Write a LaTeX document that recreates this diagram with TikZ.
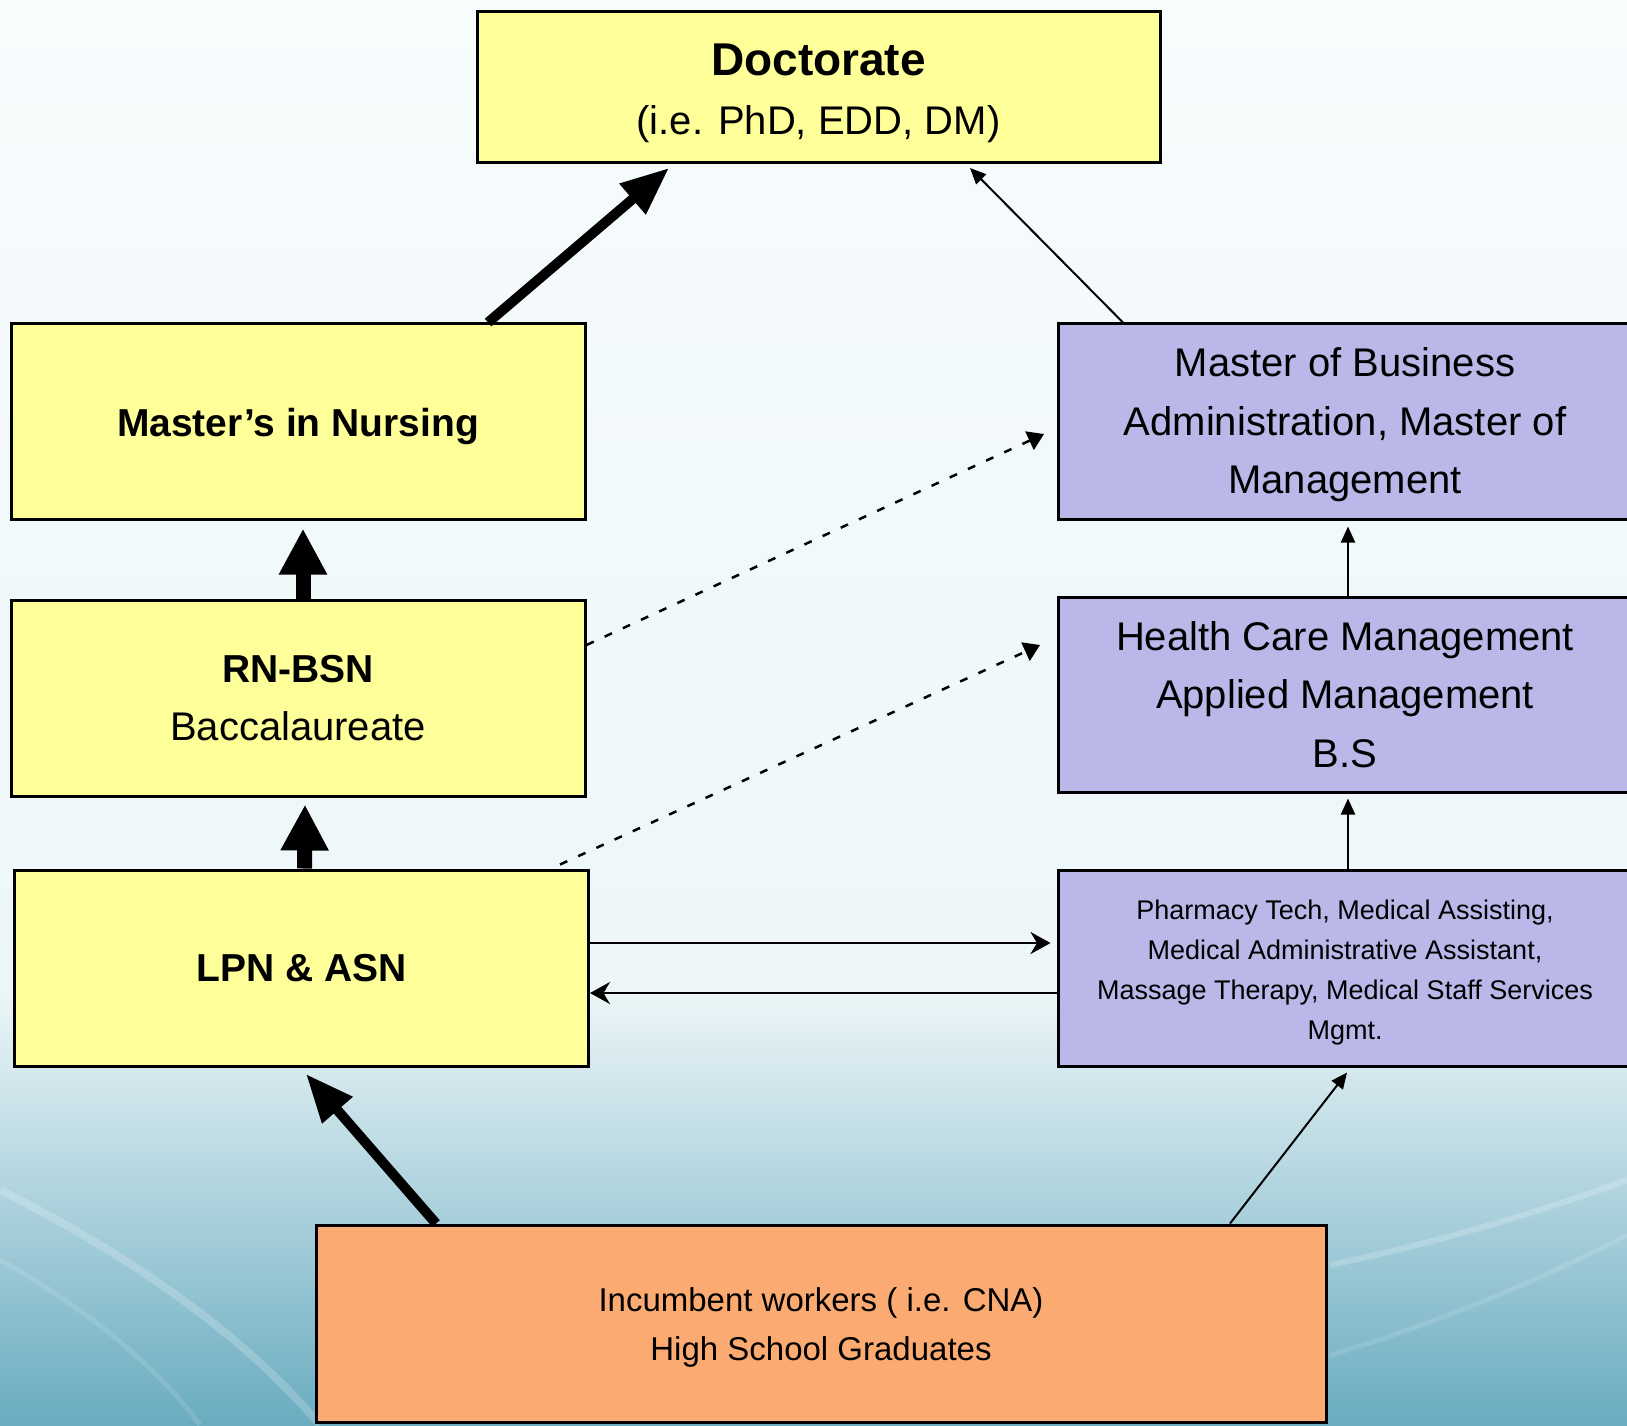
\documentclass[tikz,border=0pt]{standalone}
\usepackage{fontspec}
\setmainfont{Liberation Sans}
\usetikzlibrary{arrows.meta,calc}
\definecolor{ladyellow}{HTML}{FFFF99}
\definecolor{ladlilac}{HTML}{B9B8E8}
\definecolor{ladorange}{HTML}{FBAB71}
\definecolor{ladtop}{HTML}{F7FCFD}
\definecolor{ladmist}{HTML}{EDF6F8}
\definecolor{ladsea}{HTML}{6AACC0}
\newcommand\padtop[1]{\rule{0pt}{#1}}

\begin{document}
\begin{tikzpicture}[
  x=1pt, y=-1pt,
  box/.style={draw=black, line width=3pt, align=center, inner sep=0pt,
              minimum width=574pt, minimum height=196pt},
  ybox/.style={box, fill=ladyellow},
  pbox/.style={box, fill=ladlilac},
  hdr/.style={font=\fontsize{39}{59}\selectfont\bfseries},
  txt/.style={font=\fontsize{40}{58.5}\selectfont},
  heavy/.style={-{Triangle[length=48pt,width=38pt]}, line width=10pt},
  block/.style={-{Triangle[length=46pt,width=45pt]}, line width=15pt},
  fine/.style={-{Triangle[length=16pt,width=14pt]}, line width=2pt},
  flat/.style={-{Stealth[length=20pt,width=22pt]}, line width=2.5pt},
  dashlink/.style={-{Triangle[length=16pt,width=20pt]}, line width=2.5pt,
                   dash pattern=on 8pt off 12pt},
]

% ---------------- background ----------------------------------------
\useasboundingbox (0,0) rectangle (1627,1425);
\clip (0,0) rectangle (1627,1425);
\shade[top color=ladtop, bottom color=ladmist] (0,0) rectangle (1627,990);
\shade[top color=ladmist, bottom color=ladsea] (0,990) rectangle (1627,1425);
\draw[white, opacity=0.2, line width=8pt]
  (0,1190) .. controls (120,1250) and (240,1330) .. (320,1425);
\draw[white, opacity=0.12, line width=5pt]
  (0,1260) .. controls (90,1310) and (160,1370) .. (200,1425);
\draw[white, opacity=0.2, line width=6pt]
  (1330,1265) .. controls (1450,1240) and (1560,1205) .. (1627,1180);
\draw[white, opacity=0.12, line width=5pt]
  (1330,1355) .. controls (1450,1320) and (1560,1270) .. (1627,1235);

% ---------------- boxes ---------------------------------------------
\node[ybox, minimum width=683pt, minimum height=151pt, txt] (doct) at (818.5,86.5)
  {{\fontsize{46}{59}\selectfont\bfseries\padtop{45pt}Doctorate}\\(i.e. PhD, EDD, DM)};
\node[ybox, hdr] (mnurs) at (298,421) {\padtop{38.5pt}Master’s in Nursing};
\node[ybox, txt] (rnbsn) at (298,698)
  {{\fontsize{39}{59}\selectfont\bfseries RN-BSN}\\Baccalaureate};
\node[ybox, hdr] (lpn) at (301.5,968) {LPN \& ASN};

\node[pbox, txt] (mba) at (1345,421)
  {\padtop{37pt}Master of Business\\Administration, Master of\\Management};
\node[pbox, txt, minimum height=195pt] (hcm) at (1345,694.5)
  {Health Care Management\\Applied Management\\B.S};
\node[pbox, font=\fontsize{27}{40}\selectfont] (pharm) at (1345,968)
  {\padtop{29pt}Pharmacy Tech, Medical Assisting,\\Medical Administrative Assistant,\\
   Massage Therapy, Medical Staff Services\\Mgmt.};

\node[box, fill=ladorange, minimum width=1010pt, minimum height=197pt,
      font=\fontsize{33}{49}\selectfont] (incumb) at (821,1323.5)
  {\padtop{31pt}Incumbent workers ( i.e. CNA)\\High School Graduates};

% ---------------- nursing ladder ------------------------------------
\draw[heavy] ($(incumb.north)+(-385,0)$) -- ($(lpn.south)+(4.5,6.5)$);
\draw[block] ($(lpn.north)+(3,0)$) -- ($(rnbsn.south)+(7,7)$);
\draw[block] ($(rnbsn.north)+(5,0)$) -- ($(mnurs.south)+(5,8)$);
\draw[heavy] ($(mnurs.north)+(190,1)$) -- ($(doct.south)+(-149.5,4.5)$);

% ---------------- management ladder ---------------------------------
\draw[fine] ($(incumb.north)+(409,0)$) -- ($(pharm.south)+(2,5)$);
\draw[fine] ($(pharm.north)+(3,0)$) -- ($(hcm.south)+(3,5)$);
\draw[fine] ($(hcm.north)+(3,0)$) -- ($(mba.south)+(3,6)$);
\draw[fine] ($(mba.north)+(-222,1)$) -- ($(doct.south)+(151.5,4.5)$);

% ---------------- cross links ---------------------------------------
\draw[flat] ($(lpn.east)+(0,-25)$) -- ($(pharm.west)+(-6,-25)$);
\draw[flat] ($(pharm.west)+(0,25)$) -- ($(lpn.east)+(0,25)$);
\draw[dashlink] ($(rnbsn.east)+(0,-53)$) -- ($(mba.west)+(-12.5,13)$);
\draw[dashlink] ($(lpn.north east)+(-30,-4)$) -- ($(hcm.west)+(-16.5,-49.5)$);

\end{tikzpicture}
\end{document}
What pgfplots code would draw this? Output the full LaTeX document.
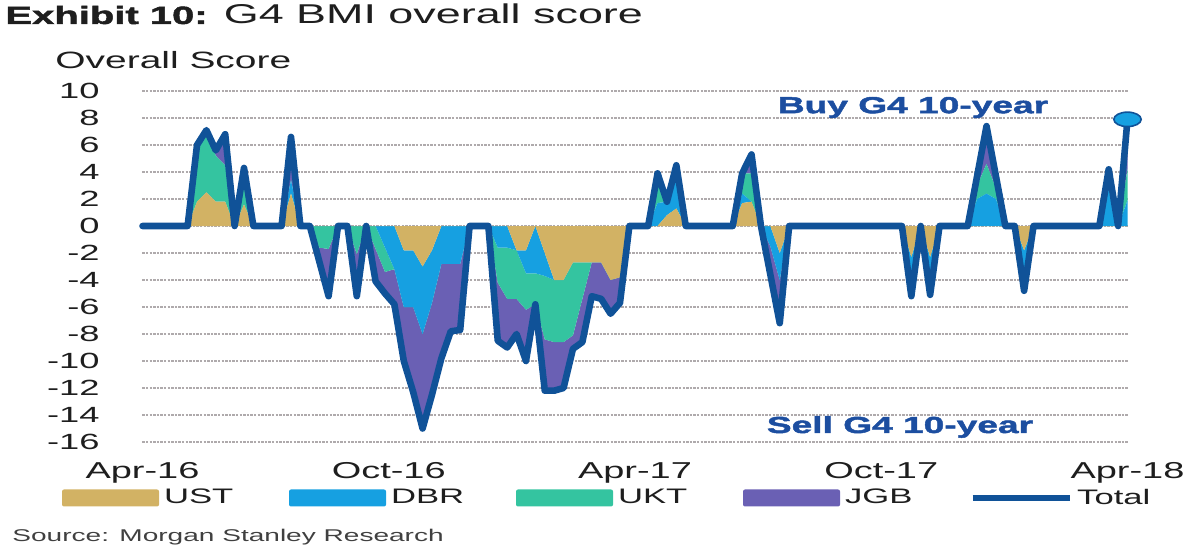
\documentclass[border=0pt]{standalone}
\usepackage{pgfplots}
\pgfplotsset{compat=1.18}
\usepackage{pgfplotstable}
\usepackage{fontspec}
\setmainfont{Liberation Sans}[FakeStretch=1.65]
\newfontfamily\heavyfont{Liberation Sans}[FakeStretch=1.6, FakeBold=2]

\definecolor{ustc}{RGB}{210,178,100}
\definecolor{dbrc}{RGB}{22,160,225}
\definecolor{uktc}{RGB}{52,196,160}
\definecolor{jgbc}{RGB}{106,96,180}
\definecolor{totc}{RGB}{16,82,152}
\definecolor{annc}{RGB}{28,78,160}
\definecolor{gridc}{RGB}{175,170,172}
\definecolor{txtc}{RGB}{30,30,30}

\pgfplotstableread{
k ust dbr ukt jgb total
-0.8 0 0 0 0 0
0 0 0 0 0 0
1 0 0 0 0 0
2 0 0 0 0 0
3 0 0 0 0 0
4 0 0 0 0 0
5 1.8 0 4.2 0 6.0
6 2.5 0 4.6 0 7.1
7 1.8 0 3.4 0.4 5.6
8 1.8 0 2.7 2.3 6.8
9 0 0 0 0 0
10 1.6 0 2.7 0 4.3
11 0 0 0 0 0
12 0 0 0 0 0
13 0 0 0 0 0
14 0 0 0 0 0
15 2.4 1.0 0 3.2 6.6
16 0 0 0 0 0
17 0 0 0 0 0
18 0 0 -1.6 -1.0 -2.6
19 0 0 -1.7 -3.5 -5.2
20 0 0 0 0 0
21 0 0 0 0 0
22 0 0 -2.1 -3.1 -5.2
23 0 0 0 0 0
24 0 0 -1.7 -2.4 -4.1
25 0 -1.6 -1.8 -1.6 -5.0
26 0 -3.2 0 -2.6 -5.8
27 -1.8 -4.2 0 -4.0 -10.0
28 -1.8 -4.2 0 -6.3 -12.3
29 -3.0 -5.0 0 -7.0 -15.0
30 -1.8 -3.9 0 -6.8 -12.5
31 0 -2.8 0 -7.0 -9.8
32 0 -2.8 0 -5.0 -7.8
33 0 -2.8 0 -4.9 -7.7
34 0 0 0 0 0
35 0 0 0 0 0
36 0 0 0 0 0
37 0 -1.6 -2.6 -4.3 -8.5
38 0 -1.6 -3.8 -3.6 -9.0
39 -1.8 0 -3.6 -2.6 -8.0
40 -1.8 -1.7 -2.7 -3.8 -10.0
41 0 -3.5 -2.3 0 -5.8
42 -2.0 -1.7 -4.7 -3.8 -12.2
43 -4.0 0 -4.6 -3.6 -12.2
44 -4.0 0 -4.6 -3.4 -12.0
45 -2.7 0 -5.4 -1.0 -9.1
46 -2.7 0 -2.7 -3.2 -8.6
47 -2.7 0 0 -2.5 -5.2
48 -2.7 0 0 -2.7 -5.4
49 -4.0 0 0 -2.5 -6.5
50 -3.8 0 0 -1.9 -5.7
51 0 0 0 0 0
52 0 0 0 0 0
53 0 0 0 0 0
54 0 1.7 2.2 0 3.9
55 0.8 1.0 0 0 1.8
56 1.3 2.5 0.7 0 4.5
57 0 0 0 0 0
58 0 0 0 0 0
59 0 0 0 0 0
60 0 0 0 0 0
61 0 0 0 0 0
62 0 0 0 0 0
63 1.7 0.7 1.5 0 3.9
64 1.8 0 2.1 1.4 5.3
65 0 0 0 0 0
66 0 -1.5 0 -2.1 -3.6
67 -2.0 -2.0 0 -3.2 -7.2
68 0 0 0 0 0
69 0 0 0 0 0
70 0 0 0 0 0
71 0 0 0 0 0
72 0 0 0 0 0
73 0 0 0 0 0
74 0 0 0 0 0
75 0 0 0 0 0
76 0 0 0 0 0
77 0 0 0 0 0
78 0 0 0 0 0
79 0 0 0 0 0
80 0 0 0 0 0
81 -2.3 -2.9 0 0 -5.2
82 0 0 0 0 0
83 -2.3 -2.8 0 0 -5.1
84 0 0 0 0 0
85 0 0 0 0 0
86 0 0 0 0 0
87 0 0 0 0 0
88 0 2.0 1.0 0.7 3.7
89 0 2.4 2.2 2.8 7.4
90 0 2.0 0.8 0.9 3.7
91 0 0 0 0 0
92 0 0 0 0 0
93 -1.8 -3.0 0 0 -4.8
94 0 0 0 0 0
95 0 0 0 0 0
96 0 0 0 0 0
97 0 0 0 0 0
98 0 0 0 0 0
99 0 0 0 0 0
100 0 0 0 0 0
101 0 0 0 0 0
102 0 2.7 1.5 0 4.2
103 0 0 0 0 0
104 0 1.9 2.3 3.7 7.9
}\bmi

\begin{document}
\begin{tikzpicture}
\useasboundingbox (-71.25pt,-52pt) rectangle (528.75pt,221pt);
\begin{axis}[
  at={(0pt,0pt)}, anchor=south west,
  scale only axis, width=492.5pt, height=175.5pt,
  xmin=-0.8, xmax=104, ymin=-16, ymax=10,
  ytick={-16,-14,...,10},
  xtick={-0.8,25.4,51.6,77.8,104},
  xticklabels={Apr-16,Oct-16,Apr-17,Oct-17,Apr-18},
  ymajorgrids,
  grid style={gridc, line width=0.7pt, dash pattern=on 1.2pt off 0.6pt},
  axis line style={draw=none}, tick style={draw=none},
  /pgf/number format/assume math mode=true,
  yticklabel style={anchor=east, inner sep=0pt, xshift=-21.25pt, text=txtc, font=\fontsize{11}{12}\selectfont},
  xticklabel style={anchor=base, inner sep=0pt, yshift=-18pt, text=txtc, font=\fontsize{11.5}{12}\selectfont},
  stack plots=y,
  legend columns=5,
  legend style={at={(-0.0817,-0.1595)}, anchor=west, draw=none, fill=none,
    inner sep=0pt, outer sep=0pt, text=txtc, font=\fontsize{10.5}{12}\selectfont,
    /tikz/every odd column/.style={column sep=2.5pt},
    /tikz/every even column/.style={column sep=2.5pt},
    nodes={inner sep=0pt}},
  legend image code/.code={\fill[#1, draw=none, rounded corners=1pt] (0pt,-4.25pt) rectangle (48.5pt,4.25pt);},
]
\addplot[fill=ustc, draw=none] table[x=k, y=ust] {\bmi} \closedcycle;
\addlegendentry{\makebox[60pt][l]{UST}}
\addplot[fill=dbrc, draw=none] table[x=k, y=dbr] {\bmi} \closedcycle;
\addlegendentry{\makebox[60pt][l]{DBR}}
\addplot[fill=uktc, draw=none] table[x=k, y=ukt] {\bmi} \closedcycle;
\addlegendentry{\makebox[60pt][l]{UKT}}
\addplot[fill=jgbc, draw=none] table[x=k, y=jgb] {\bmi} \closedcycle;
\addlegendentry{\makebox[60pt][l]{JGB}}
\addlegendimage{legend image code/.code={\draw[totc, line width=2.6pt] (0pt,0pt) -- (48.5pt,0pt);}}
\addlegendentry{\makebox[60pt][l]{Total}}
\end{axis}
\begin{axis}[
  at={(0pt,0pt)}, anchor=south west,
  scale only axis, width=492.5pt, height=175.5pt,
  xmin=-0.8, xmax=104, ymin=-16, ymax=10,
  hide axis, clip=false]
\addplot[totc, line width=3.3pt, line join=round, line cap=round, no markers] table[x=k, y=total] {\bmi};
\addplot[only marks, mark=*, mark size=3.6pt, mark options={fill=dbrc, draw=totc, line width=0.8pt, xscale=1.9}] coordinates {(104,7.9)};
\end{axis}
\node[anchor=base west, inner sep=0pt, text=txtc] at (-68.75pt,209pt) {\fontsize{12.5}{14}\heavyfont\bfseries Exhibit 10:};
\node[anchor=base west, inner sep=0pt, text=txtc] at (40.5pt,209pt) {\fontsize{13.6}{15}\selectfont G4 BMI overall score};
\node[anchor=base west, inner sep=0pt, text=txtc] at (-43.75pt,186.5pt) {\fontsize{11.8}{14}\selectfont Overall Score};
\node[inner sep=0pt, text=annc] at (385.25pt,167.25pt) {\fontsize{11.6}{13}\heavyfont\bfseries Buy G4 10-year};
\node[inner sep=0pt, text=annc] at (378.75pt,7.5pt) {\fontsize{11.6}{13}\heavyfont\bfseries Sell G4 10-year};
\node[anchor=base west, inner sep=0pt, text=txtc!85] at (-65.25pt,-50pt) {\fontsize{8.5}{10}\selectfont Source: Morgan Stanley Research};
\end{tikzpicture}
\end{document}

TASK REQUIREMENTS: Compute the number of lines above that contain the string "LaTeX". Reply with that value only.

CORRECT ANSWER: 2